• **What is required**: Lines that include the word "this" are the ones to copy.

• **The input**:
↓

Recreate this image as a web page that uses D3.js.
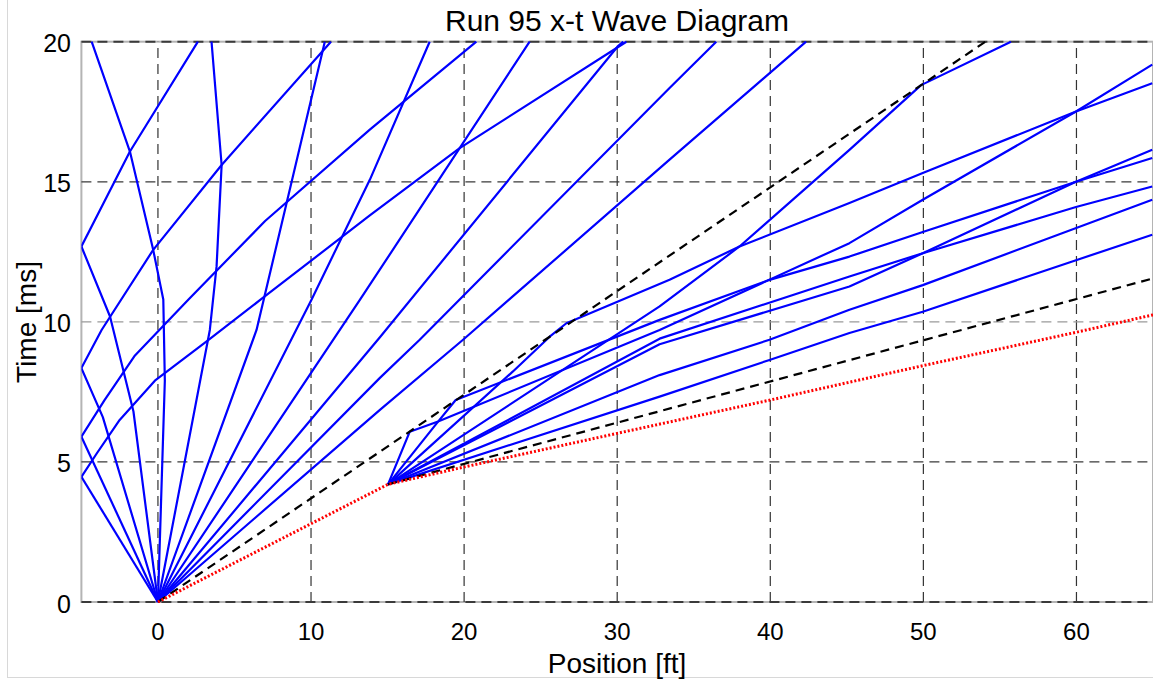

↑
↓

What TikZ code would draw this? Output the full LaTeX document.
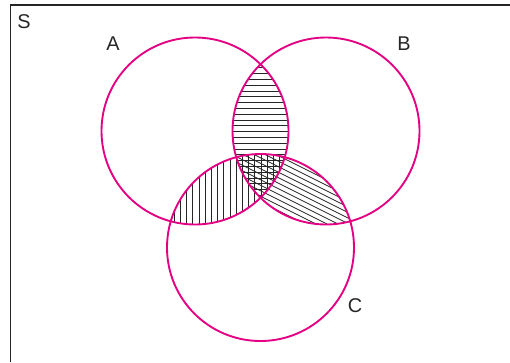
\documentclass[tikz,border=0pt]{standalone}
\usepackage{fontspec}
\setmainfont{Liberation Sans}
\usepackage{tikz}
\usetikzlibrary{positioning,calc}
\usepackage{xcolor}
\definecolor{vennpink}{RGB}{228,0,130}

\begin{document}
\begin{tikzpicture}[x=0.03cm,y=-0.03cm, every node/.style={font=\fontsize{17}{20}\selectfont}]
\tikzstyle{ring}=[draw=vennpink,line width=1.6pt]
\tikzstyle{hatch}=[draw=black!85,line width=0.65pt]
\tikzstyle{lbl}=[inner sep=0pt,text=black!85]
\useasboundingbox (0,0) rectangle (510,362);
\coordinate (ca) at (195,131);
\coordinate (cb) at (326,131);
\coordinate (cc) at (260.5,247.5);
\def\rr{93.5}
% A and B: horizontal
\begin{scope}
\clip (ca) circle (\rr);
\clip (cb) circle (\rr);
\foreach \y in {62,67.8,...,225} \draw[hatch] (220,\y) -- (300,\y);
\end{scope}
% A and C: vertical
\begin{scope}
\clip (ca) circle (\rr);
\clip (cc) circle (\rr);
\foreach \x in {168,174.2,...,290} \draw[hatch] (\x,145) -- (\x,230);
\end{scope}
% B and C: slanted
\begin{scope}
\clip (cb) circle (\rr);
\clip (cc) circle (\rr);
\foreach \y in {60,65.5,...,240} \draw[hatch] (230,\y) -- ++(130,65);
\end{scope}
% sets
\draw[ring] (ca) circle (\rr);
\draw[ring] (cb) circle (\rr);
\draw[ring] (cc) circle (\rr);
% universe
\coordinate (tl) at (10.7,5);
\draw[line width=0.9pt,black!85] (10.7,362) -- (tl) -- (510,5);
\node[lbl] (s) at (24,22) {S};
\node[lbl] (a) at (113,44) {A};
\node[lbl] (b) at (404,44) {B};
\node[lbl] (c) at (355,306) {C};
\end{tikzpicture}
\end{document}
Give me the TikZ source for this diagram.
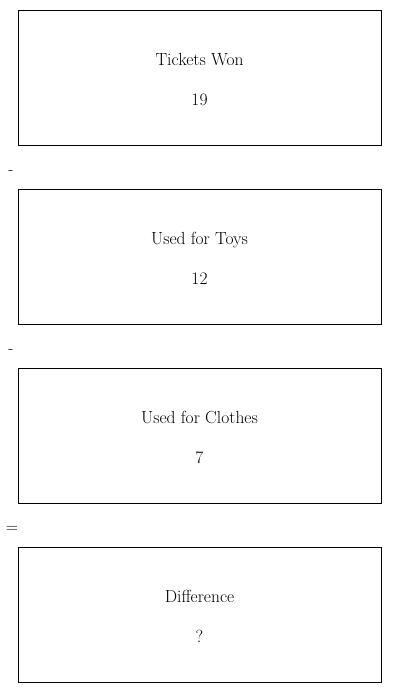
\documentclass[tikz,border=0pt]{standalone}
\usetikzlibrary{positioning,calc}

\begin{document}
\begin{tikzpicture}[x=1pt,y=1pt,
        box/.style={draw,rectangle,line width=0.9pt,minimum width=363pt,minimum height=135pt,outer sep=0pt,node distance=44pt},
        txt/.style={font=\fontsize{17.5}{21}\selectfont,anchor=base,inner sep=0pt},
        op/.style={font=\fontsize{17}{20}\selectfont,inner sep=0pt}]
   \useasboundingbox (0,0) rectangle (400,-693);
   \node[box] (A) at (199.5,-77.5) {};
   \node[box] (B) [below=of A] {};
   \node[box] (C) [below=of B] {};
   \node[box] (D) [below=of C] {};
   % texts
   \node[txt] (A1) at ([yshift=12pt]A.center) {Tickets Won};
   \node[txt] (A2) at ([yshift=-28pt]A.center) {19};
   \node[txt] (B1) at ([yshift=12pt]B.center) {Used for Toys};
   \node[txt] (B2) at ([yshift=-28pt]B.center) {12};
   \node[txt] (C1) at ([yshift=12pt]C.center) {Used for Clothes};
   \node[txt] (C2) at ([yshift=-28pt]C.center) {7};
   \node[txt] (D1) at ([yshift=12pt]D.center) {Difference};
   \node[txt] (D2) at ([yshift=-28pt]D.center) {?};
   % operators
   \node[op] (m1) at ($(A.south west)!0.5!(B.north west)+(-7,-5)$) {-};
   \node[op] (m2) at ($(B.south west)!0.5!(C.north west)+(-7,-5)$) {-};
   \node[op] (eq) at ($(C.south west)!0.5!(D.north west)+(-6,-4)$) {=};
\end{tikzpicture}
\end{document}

↑

• **Exercise output**:
Recreate this image as a web page that uses D3.js.
What TikZ code would draw this? Output the full LaTeX document.
Give me the TikZ source for this diagram.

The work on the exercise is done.